Students, Rabbi Dee says, who face antisemitism both on campuses and on their social media feeds, are often a “driving force of creativity” in the worldwide struggle against Jew-hatred. “British students, who are English-speaking, informed, and social media-savvy are especially well placed to combat [antisemitism] online.”
Rabbi Dee encourages particularly those students feeling “lost or anxious” about the war to get involved and volunteer their time to pro-Israel and Jewish causes. “The benefits are twofold,” Rabbi Dee says. “Firstly, it will stop you scrolling [social media] with dread, and secondly, when you look back on this dark period, it will show you what it inspired you to do, and you can be proud.”
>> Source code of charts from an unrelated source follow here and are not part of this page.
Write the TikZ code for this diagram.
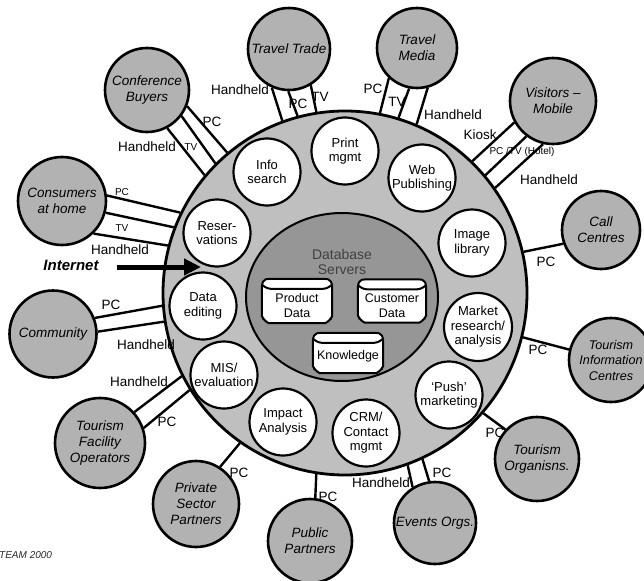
\documentclass[tikz,border=0pt]{standalone}
\usepackage{fontspec}
\setmainfont{Liberation Sans}
\usetikzlibrary{shapes.geometric,arrows.meta}

\definecolor{ringgray}{gray}{0.75}
\definecolor{hubgray}{gray}{0.59}
\definecolor{partygray}{gray}{0.70}

% data store outline (drum seen from the side) around an empty node
\newcommand\drumbox[1]{%
  \draw[storeline,fill=white,rounded corners=2pt]
    ([yshift=-6pt]#1.north west) -- ([xshift=2pt,yshift=-1pt]#1.north west)
    -- ([xshift=6pt]#1.north west) -- ([xshift=-6pt]#1.north east)
    -- ([xshift=-2pt,yshift=-1pt]#1.north east) -- ([yshift=-6pt]#1.north east)
    -- ([yshift=5pt]#1.south east) -- ([xshift=-3pt,yshift=4pt]#1.south east)
    -- ([xshift=-5pt]#1.south east) -- ([xshift=5pt]#1.south west)
    -- ([xshift=3pt,yshift=4pt]#1.south west) -- ([yshift=5pt]#1.south west)
    -- cycle;
  \draw[storeline,rounded corners=3pt]
    ([yshift=-6pt]#1.north west) -- ([xshift=6pt,yshift=-10pt]#1.north west)
    -- ([xshift=-6pt,yshift=-10pt]#1.north east) -- ([yshift=-6pt]#1.north east);
}

\begin{document}
\begin{tikzpicture}[x=1pt,y=-1pt,
  ringnode/.style={circle,draw,line width=2.8pt,fill=ringgray,minimum size=364pt,inner sep=0pt},
  hub/.style={ellipse,draw,line width=2pt,fill=hubgray,minimum width=192pt,minimum height=168pt,inner sep=0pt},
  hubtext/.style={align=center,inner sep=0pt,text=black!75,font=\fontsize{14}{15}\selectfont},
  store/.style={rectangle,draw=none,inner sep=0pt,minimum width=70pt,minimum height=44pt},
  storeline/.style={line width=2pt,line join=round},
  storetext/.style={align=center,inner sep=0pt,font=\fontsize{12.5}{15}\selectfont},
  service/.style={circle,draw,line width=2.2pt,fill=white,minimum size=67pt,inner sep=0pt,
    align=center,font=\fontsize{13}{14.5}\selectfont},
  party/.style={circle,draw,line width=2.6pt,fill=partygray,inner sep=0pt,
    align=center,font=\fontsize{13.5}{16}\selectfont\itshape},
  link/.style={line width=2.4pt},
  lbl/.style={inner sep=0pt,font=\fontsize{13.5}{16}\selectfont},
  slbl/.style={inner sep=0pt,font=\fontsize{10}{12}\selectfont}]

\useasboundingbox (0,0) rectangle (644,580);

% central ring and database hub
\node[ringnode] (ring) at (345,293) {};
\node[hub] (hub) at (342,297) {};
\node[hubtext] (dbs) at (342,262) {Database\\Servers};

\node[store] (pd) at (297,301) {};
\drumbox{pd}
\node[storetext] (pdt) at (297,306) {Product\\Data};
\node[store,minimum width=68pt,minimum height=43pt] (cd) at (392,301) {};
\drumbox{cd}
\node[storetext] (cdt) at (392,306) {Customer\\Data};
\node[store,minimum height=40pt] (kn) at (348,353) {};
\drumbox{kn}
\node[storetext] (knt) at (348,356) {Knowledge};

% services around the hub
\node[service] (is)  at (267,172) {Info\\search};
\node[service] (pm)  at (345,151) {Print\\mgmt};
\node[service] (wp)  at (422,178) {Web\\Publishing};
\node[service] (il)  at (472,243) {Image\\library};
\node[service] (mr)  at (478,327) {Market\\research/\\analysis};
\node[service] (pu)  at (449,395) {‘Push’\\marketing};
\node[service] (crm) at (366,433) {CRM/\\Contact\\mgmt};
\node[service] (ia)  at (283,422) {Impact\\Analysis};
\node[service] (mis) at (224,375) {MIS/\\evaluation};
\node[service] (de)  at (203,306) {Data\\editing};
\node[service] (rs)  at (217,233) {Reser-\\vations};

% partners and users
\node[party,minimum size=84pt] (cb) at (147,90)  {Conference\\Buyers};
\node[party,minimum size=82pt] (tt) at (289,49)  {Travel Trade};
\node[party,minimum size=80pt] (tm) at (417,48)  {Travel\\Media};
\node[party,minimum size=86pt] (vm) at (553,101) {Visitors –\\Mobile};
\node[party,minimum size=78pt] (cc) at (601,230) {Call\\Centres};
\node[party,minimum size=84pt,font=\fontsize{12.6}{15.5}\selectfont\itshape] (ti) at (611,360) {Tourism\\Information\\Centres};
\node[party,minimum size=84pt] (to) at (537,459) {Tourism\\Organisns.};
\node[party,minimum size=82pt] (eo) at (435,523) {Events Orgs.};
\node[party,minimum size=84pt] (pp) at (310,541) {Public\\Partners};
\node[party,minimum size=86pt] (ps) at (196,504) {Private\\Sector\\Partners};
\node[party,minimum size=90pt] (tf) at (100,443) {Tourism\\Facility\\Operators};
\node[party,minimum size=87pt] (co) at (53,334)  {Community};
\node[party,minimum size=88pt] (ch) at (62,201)  {Consumers\\at home};

% access channels
\draw[link] (cb.-62.8) -- (ring.140.8);
\draw[link] (cb.-37.1) -- (ring.135.4);
\draw[link] (cb.-22.5) -- (ring.130.5);

\draw[link] (tt.-114.7) -- (ring.110.9);
\draw[link] (tt.-91.4)  -- (ring.105.6);
\draw[link] (tt.-59.2)  -- (ring.99.5);

\draw[link] (tm.-133)   -- (ring.79.9);
\draw[link] (tm.-101.9) -- (ring.73.4);
\draw[link] (tm.-75.7)  -- (ring.67.4);

\draw[link] (vm.-151.7) -- (ring.46.6);
\draw[link] (vm.-127.4) -- (ring.40.2);
\draw[link] (vm.-103)   -- (ring.35.0);

\draw[link] (cc.-160) -- (ring.13.0);
\draw[link] (ti.166.6) -- (ring.-14.4);
\draw[link] (to.137) -- (ring.-41);

\draw[link] (eo.122.5) -- (ring.-70.8);
\draw[link] (eo.98.5)  -- (ring.-65.8);

\draw[link] (pp.83.2) -- (ring.-99.5);
\draw[link] (ps.57.8) -- (ring.-125.7);

\draw[link] (tf.42.3) -- (ring.-153.9);
\draw[link] (tf.19.7) -- (ring.-148.5);

\draw[link] (co.21.1) -- (ring.-176.5);
\draw[link] (co.3.8)  -- (ring.-171.5);

\draw[link] (ch.7.6)  -- (ring.154.6);
\draw[link] (ch.-15)  -- (ring.159.7);
\draw[link] (ch.-46)  -- (ring.165.7);

% channel labels
\node[lbl]  (cbh) at (147,147) {Handheld};
\node[slbl] (cbt) at (191,147) {TV};
\node[lbl]  (cbp) at (212,122) {PC};

\node[lbl] (tth) at (240,90)  {Handheld};
\node[lbl] (ttp) at (298,104) {PC};
\node[lbl] (ttt) at (320,97)  {TV};

\node[lbl] (tmp) at (373,89)  {PC};
\node[lbl] (tmt) at (397,102) {TV};
\node[lbl] (tmh) at (453,115) {Handheld};

\node[lbl]  (vmk) at (480,135) {Kiosk};
\node[slbl] (vmp) at (522,152) {PC /TV (Hotel)};
\node[lbl]  (vmh) at (549,180) {Handheld};

\node[lbl] (ccp) at (546,262) {PC};
\node[lbl] (tip) at (538,350) {PC};
\node[lbl] (top) at (495,433) {PC};

\node[lbl] (eoh) at (381,483) {Handheld};
\node[lbl] (eop) at (442,473) {PC};
\node[lbl] (ppp) at (328,497) {PC};
\node[lbl] (psp) at (239,473) {PC};

\node[lbl] (tfh) at (139,382) {Handheld};
\node[lbl] (tfp) at (167,422) {PC};

\node[lbl] (cop) at (111,305) {PC};
\node[lbl] (coh) at (146,345) {Handheld};

\node[slbl] (chp) at (122,192) {PC};
\node[slbl] (cht) at (122,228) {TV};
\node[lbl]  (chh) at (120,250) {Handheld};

% internet access arrow
\node[inner sep=0pt,font=\fontsize{15}{18}\selectfont\bfseries\itshape] (inet) at (71,265) {Internet};
\coordinate (inetend) at (201,267);
\draw[line width=5pt,-{Triangle[length=17pt,width=16pt]}] ([xshift=18pt,yshift=-2pt]inet.east) -- (inetend);

\node[anchor=west,inner sep=0pt,text=black!85,font=\fontsize{10}{12}\selectfont\itshape] (team) at (-1,555) {TEAM 2000};

\end{tikzpicture}
\end{document}
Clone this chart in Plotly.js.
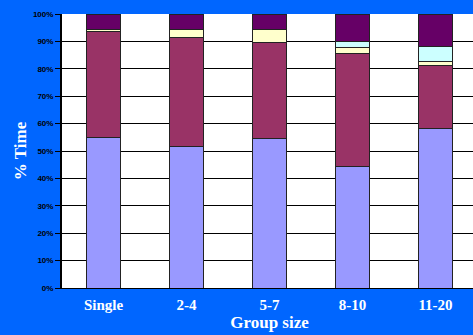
<!DOCTYPE html>
<html><head><meta charset="utf-8">
<script src="https://cdn.plot.ly/plotly-3.0.1.min.js"></script>
<style>html,body{margin:0;padding:0;overflow:hidden;background:#0066ff;}#c{width:480px;height:335px;}</style>
</head><body><div id="c"></div>
<script>
const categories = ["Single", "2-4", "5-7", "8-10", "11-20"];
const seriesA = [55.0, 51.6, 54.7, 44.3, 58.1];   // lavender
const seriesB = [38.7, 39.9, 34.8, 41.3, 23.0];   // maroon
const seriesC = [0.7, 2.7, 5.0, 2.3, 1.5];        // light yellow
const seriesD = [0.0, 0.0, 0.0, 2.0, 5.6];        // light cyan
const seriesE = [5.6, 5.8, 5.5, 10.1, 11.8];      // dark purple
const yTickVals = [0,10,20,30,40,50,60,70,80,90,100];
const yTickText = ["0%","10%","20%","30%","40%","50%","60%","70%","80%","90%","100%"];

const colors = ["#9999ff", "#993366", "#ffffcc", "#ccffff", "#660066"];
const all = [seriesA, seriesB, seriesC, seriesD, seriesE];
const traces = all.map((s, i) => ({
  type: "bar", x: categories, y: s, width: 0.4,
  marker: {color: colors[i], line: {color: "#222", width: 1}},
  hoverinfo: "none"
}));
const layout = {
  width: 480, height: 335,
  margin: {l: 62, r: 3, t: 14, b: 47},
  paper_bgcolor: "#0066ff", plot_bgcolor: "#ffffff",
  barmode: "stack", bargap: 0.6, showlegend: false,
  xaxis: {
    type: "category", range: [-0.5, 4.5], showgrid: false,
    showline: true, linecolor: "#000", linewidth: 1,
    ticks: "outside", ticklen: 3, tickcolor: "rgba(0,0,0,0)",
    tickfont: {family: "Liberation Serif", size: 15, color: "#fff", weight: "bold"},
    title: {text: "Group size", font: {family: "Liberation Serif", size: 17, color: "#fff", weight: "bold"}, standoff: 4}
  },
  yaxis: {
    range: [0, 100], tickvals: yTickVals, ticktext: yTickText,
    showgrid: true, gridcolor: "#000", gridwidth: 1,
    showline: true, linecolor: "#000", linewidth: 2,
    ticks: "outside", ticklen: 5, tickcolor: "#000", tickwidth: 1,
    tickfont: {family: "Liberation Sans", size: 8, color: "#000", weight: "bold"},
    zeroline: false,
    title: {text: "% Time", font: {family: "Liberation Serif", size: 17, color: "#fff", weight: "bold"}, standoff: 2}
  }
};
Plotly.newPlot("c", traces, layout, {displayModeBar: false, staticPlot: true});
</script></body></html>
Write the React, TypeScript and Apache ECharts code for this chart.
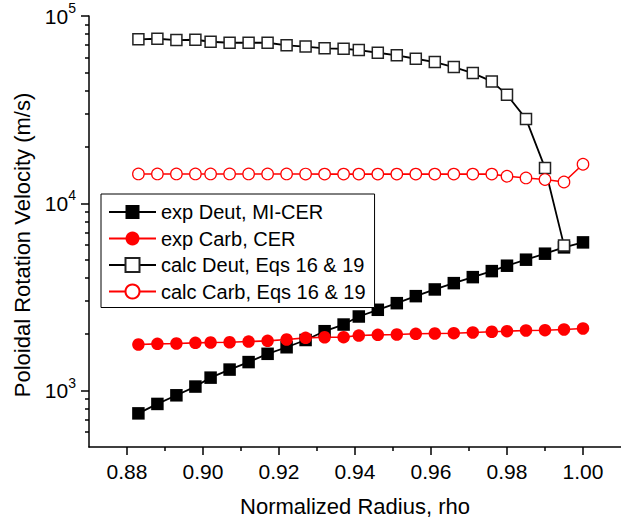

Rabbi Dee meets a family of an Israeli hostage held by Hamas in Gaza
As for the anti-Israel marches occurring in British cities weekly, which two weeks ago, drew a crowd of some 300,000 in London, Rabbi Dee says he would rather focus on reaching the “60 million who don’t show up to the marches”.
Rabbi Dee’s travels have also recently taken him to Vienna, Austria which he says now has a “growing Jewish community, two religious Jewish high schools, partly funded by the state, in a place where one-third of Jews were massacred.
“I’ve seen a country that can do an about-turn, which is now a great supporter of the Jewish community. It took them 80 years, but it’s very possible that such change can happen in a short amount of time if there’s will, and that gives me hope.”
The memory of his wife and daughters continue to inspire Rabbi Dee, giving him “hope as well as pain”.
In May, just weeks after their murder, Rabbi Dee said that it was “through showing the Arabs we love them as fellow humans”, that peace would come. He still stands by the statement, though he admits that Hamas has “damaged prospects of peace and put it back 10 or 20 years”.